- Location of the Territory of Baja California Norte (red) in Mexico.
- Capital: Mexicali
- • Type: Territory of Mexico
- • 1947–1952: Alfonso García González (last)
- • Established: 1931
- • Statehood: 16 January 1952
| Preceded by | Succeeded by |
| / Baja California Territory | Baja California / |

= Territory of Baja California Norte =

Mexican federal territory (1931–1952)

The Territory of Baja California Norte was a federal territory of Mexico that existed between 1931 and 1952. Its former area currently comprises the state of Baja California, located in the northern part of the Baja California peninsula.

==History==
In December 1930, the Mexican Congress amended Article 43 of the Constitution, thus splitting the Baja California Territory into two territories: the Territory of Baja California Norte and the Territory of Baja California Sur. The border between the two was defined as the 28th parallel north.

==Statehood==
Beginning in 1939, several political groups that promoted the conversion of the Baja territory into a state of Mexico were created.
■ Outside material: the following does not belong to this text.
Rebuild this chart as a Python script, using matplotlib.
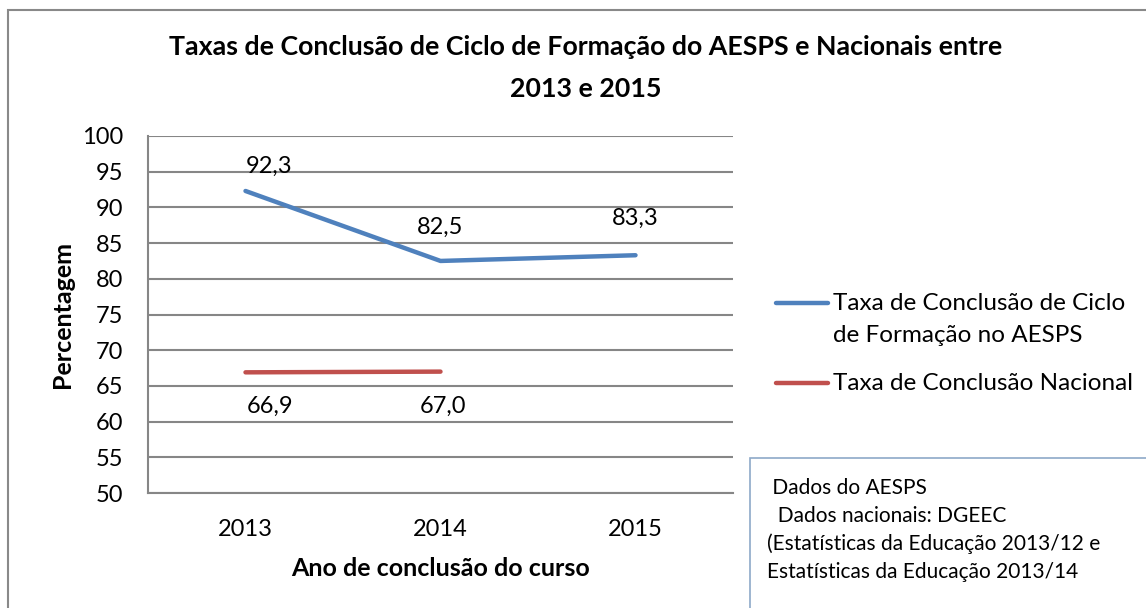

On 15 November 1951, President Miguel Alemán Valdés sent Congress a proposed amendment to Articles 43 and 45 of the constitution to transform the Territory of Baja California Norte into the Free and Sovereign State of Baja California. The decree was approved on 31 December 1951 and was published in the Official Journal of the Federation on 16 January 1952. The last territorial governor, Alfonso García González, was appointed provisional governor of the newly created state.